Some records:

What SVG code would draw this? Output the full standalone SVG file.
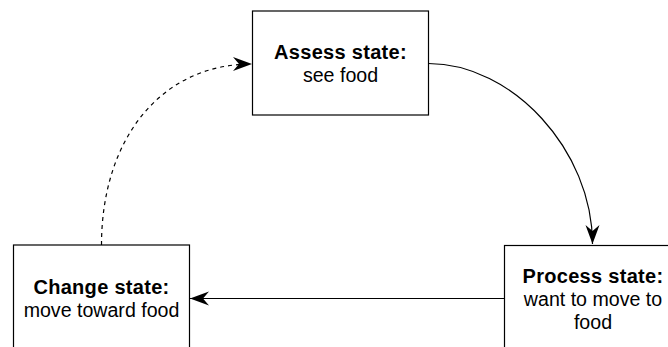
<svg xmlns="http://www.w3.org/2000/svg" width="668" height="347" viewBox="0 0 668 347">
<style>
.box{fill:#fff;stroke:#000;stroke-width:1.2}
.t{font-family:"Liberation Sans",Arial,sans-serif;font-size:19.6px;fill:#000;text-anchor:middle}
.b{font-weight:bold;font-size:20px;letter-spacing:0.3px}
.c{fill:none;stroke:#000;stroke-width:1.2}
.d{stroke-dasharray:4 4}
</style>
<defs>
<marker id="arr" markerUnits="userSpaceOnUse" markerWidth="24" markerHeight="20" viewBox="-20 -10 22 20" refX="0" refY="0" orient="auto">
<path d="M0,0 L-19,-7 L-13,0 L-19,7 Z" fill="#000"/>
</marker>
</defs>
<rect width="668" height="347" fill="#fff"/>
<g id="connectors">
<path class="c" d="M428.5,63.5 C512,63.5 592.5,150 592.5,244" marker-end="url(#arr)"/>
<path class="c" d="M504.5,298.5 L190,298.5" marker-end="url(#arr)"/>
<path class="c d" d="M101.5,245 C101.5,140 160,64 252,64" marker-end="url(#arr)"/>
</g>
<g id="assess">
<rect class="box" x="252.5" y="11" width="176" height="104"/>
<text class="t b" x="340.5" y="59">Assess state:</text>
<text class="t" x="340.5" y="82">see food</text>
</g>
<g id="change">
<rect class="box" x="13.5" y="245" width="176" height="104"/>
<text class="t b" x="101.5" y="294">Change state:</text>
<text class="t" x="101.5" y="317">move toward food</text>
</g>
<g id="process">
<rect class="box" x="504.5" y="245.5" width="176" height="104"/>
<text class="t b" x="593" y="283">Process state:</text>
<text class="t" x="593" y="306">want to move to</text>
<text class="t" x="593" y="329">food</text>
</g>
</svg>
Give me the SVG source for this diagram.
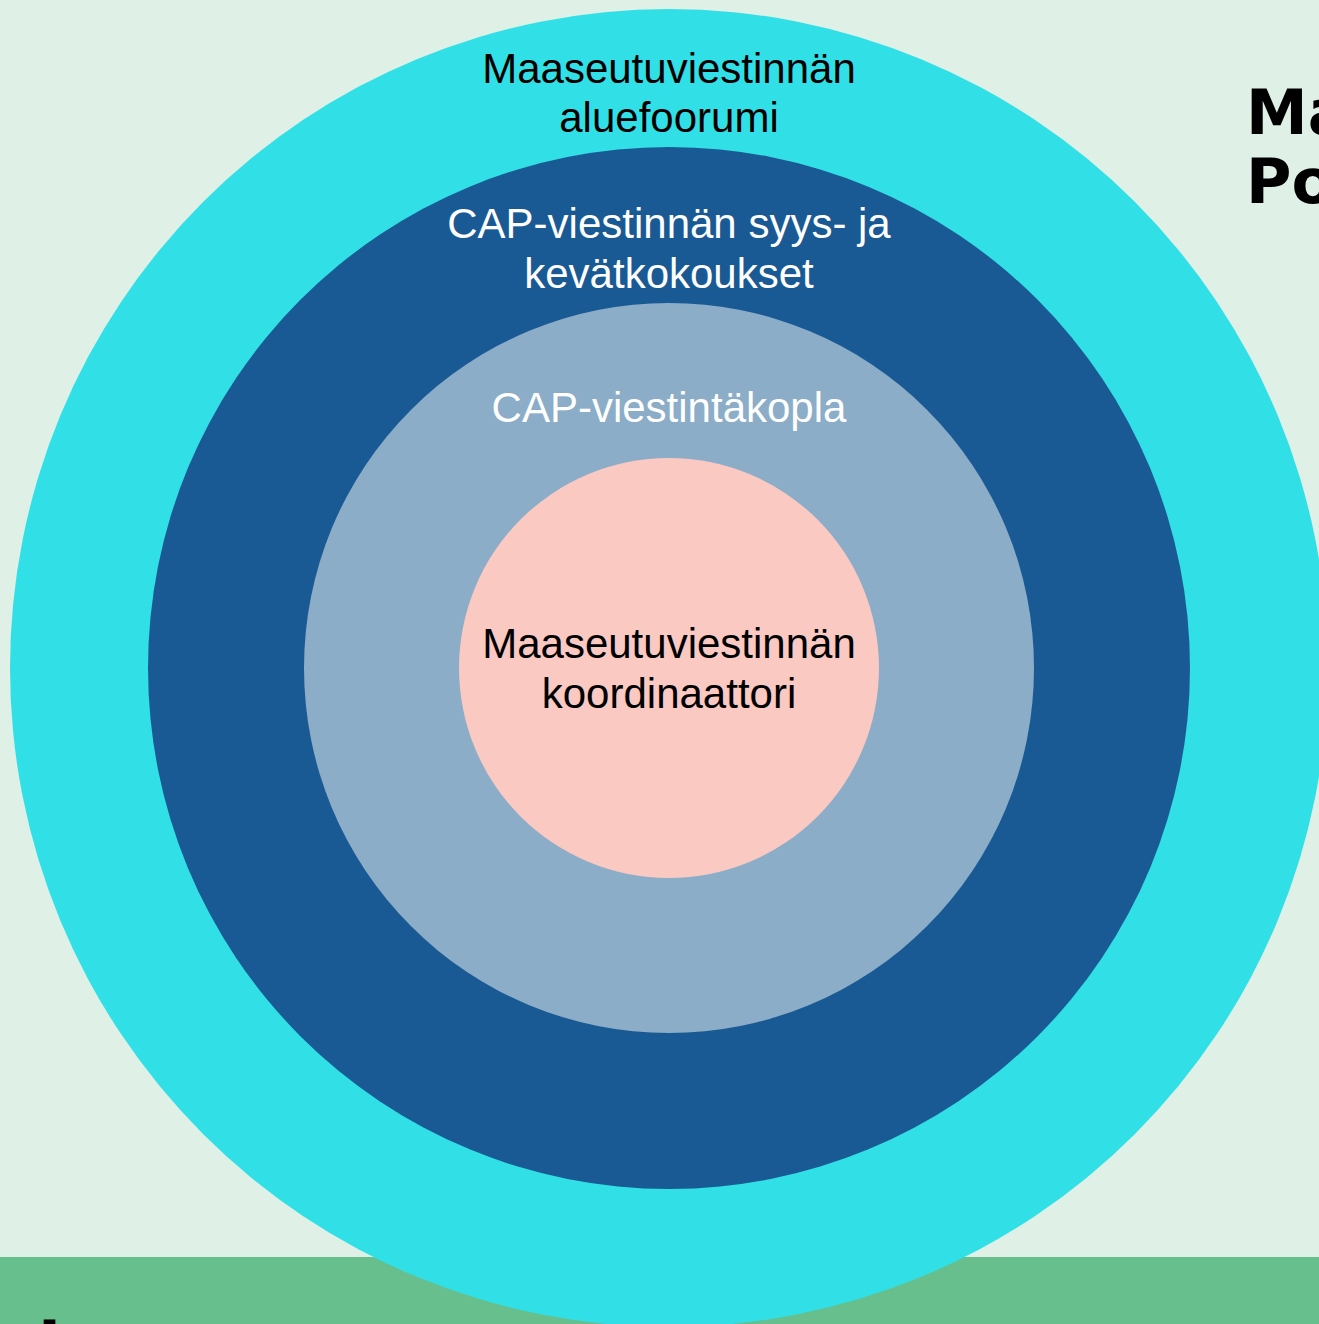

Work required: All preceding records should be duplicated verbatim, images excepted.

Full answer:
What SVG code would draw this? Output the full standalone SVG file.
<svg xmlns="http://www.w3.org/2000/svg" width="668" height="347" viewBox="0 0 668 347">
<style>
.box{fill:#fff;stroke:#000;stroke-width:1.2}
.t{font-family:"Liberation Sans",Arial,sans-serif;font-size:19.6px;fill:#000;text-anchor:middle}
.b{font-weight:bold;font-size:20px;letter-spacing:0.3px}
.c{fill:none;stroke:#000;stroke-width:1.2}
.d{stroke-dasharray:4 4}
</style>
<defs>
<marker id="arr" markerUnits="userSpaceOnUse" markerWidth="24" markerHeight="20" viewBox="-20 -10 22 20" refX="0" refY="0" orient="auto">
<path d="M0,0 L-19,-7 L-13,0 L-19,7 Z" fill="#000"/>
</marker>
</defs>
<rect width="668" height="347" fill="#fff"/>
<g id="connectors">
<path class="c" d="M428.5,63.5 C512,63.5 592.5,150 592.5,244" marker-end="url(#arr)"/>
<path class="c" d="M504.5,298.5 L190,298.5" marker-end="url(#arr)"/>
<path class="c d" d="M101.5,245 C101.5,140 160,64 252,64" marker-end="url(#arr)"/>
</g>
<g id="assess">
<rect class="box" x="252.5" y="11" width="176" height="104"/>
<text class="t b" x="340.5" y="59">Assess state:</text>
<text class="t" x="340.5" y="82">see food</text>
</g>
<g id="change">
<rect class="box" x="13.5" y="245" width="176" height="104"/>
<text class="t b" x="101.5" y="294">Change state:</text>
<text class="t" x="101.5" y="317">move toward food</text>
</g>
<g id="process">
<rect class="box" x="504.5" y="245.5" width="176" height="104"/>
<text class="t b" x="593" y="283">Process state:</text>
<text class="t" x="593" y="306">want to move to</text>
<text class="t" x="593" y="329">food</text>
</g>
</svg>
Give me the SVG source for this diagram.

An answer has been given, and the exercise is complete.